Surgical amputations are necessary when your limb gets so severely damaged that doctors must remove it. These injuries can happen in almost any type of accident. Leading causes of lower limb amputations include traffic accidents such as car accidents, pedestrian accidents, and motorcycle accidents.

Leading causes of upper limb amputations include workplace accidents. These accidents often involve a finger, hand, or arm getting crushed in a machine or cut by a tool.

Traumatic Amputation

Traumatic amputations happen when your limb gets severed in an accident. 

Doctors can sometimes reattach severed limbs through a surgery called replantation, but reattachment will depend on many factors, including:

  • The amount of time the limb was severed
  • The damage to the limb and the stump
  • Contamination of the injury by dirt, chemicals, or bacteria

Doctors may try replantation if you can reach the hospital shortly after the injury. But some injuries, like dog bites, often involve too much tissue damage and contamination to replant even if you reach the hospital quickly.

What Are Some Complications of an Amputation Injury?

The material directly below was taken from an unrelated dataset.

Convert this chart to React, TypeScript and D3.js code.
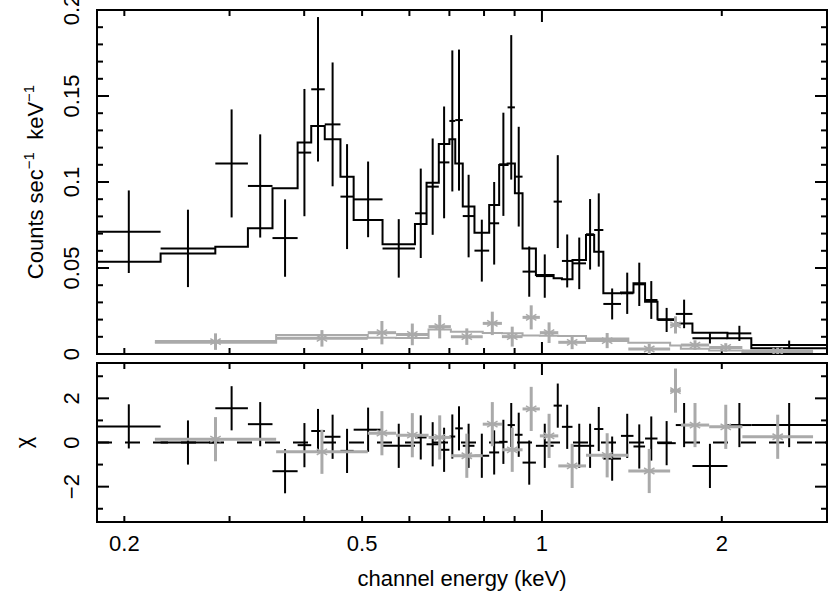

Almost all amputations involve some complications afterward. Some of the most common include:

Infection

Infections happen when microorganisms enter your body. After all, when you experience an amputation, you have a massive open wound where bacteria and viruses can enter.

Microorganisms in your body multiply and compete with your cells for resources. They also release toxic substances that can make you sick.

Your body triggers an immune response to the invaders, resulting in your injury swelling. This reduces blood flow and traps the microorganisms in the injured area. You also run a fever to kill the microorganisms.

The effects of these microorganisms and your body’s response can make you extremely ill. In severe cases, you may develop sepsis and die from an infection.

Phantom Limb Syndrome

Phantom limb syndrome is the most common complication of amputation. About 80% of amputees experience phantom limb syndrome.

This complication happens when you experience sensations that appear to come from your amputated limb. 

These sensations can include:

  • Pain
  • Aches
  • Itchiness
  • Tingling

These sensations are not imaginary. They result from the brain using an outdated map of your body. When nerves that used to connect to your amputated limb experience sensations, your brain misplaces them in their old location.

Mental Anguish

Over 30% of amputees experience depression due to:

  • Grief over the loss of their limb
  • Fear of the future without a limb
  • Anguish about social acceptance of their disfigurement

This mental anguish can lead to further problems, including chronic anxiety, substance abuse, and suicidal thoughts.

How Do You Get Compensation for an Amputation Injury?

You can seek personal injury compensation if your amputation injury resulted from someone else’s negligence. To recover compensation, you must prove that the other party failed to exercise reasonable care.

This usually requires you to pinpoint a specific action that was unreasonably careless. In a pedestrian accident, for example, a driver who hit you while texting failed to exercise reasonable care by driving while distracted.

If you prove negligence, it’s possible to recover economic and non-economic damages. After all, when you have an amputation injury, you will probably have massive medical bills, yet you likely cannot work. You will also need to deal with the physical disabilities and mental anguish of losing a limb.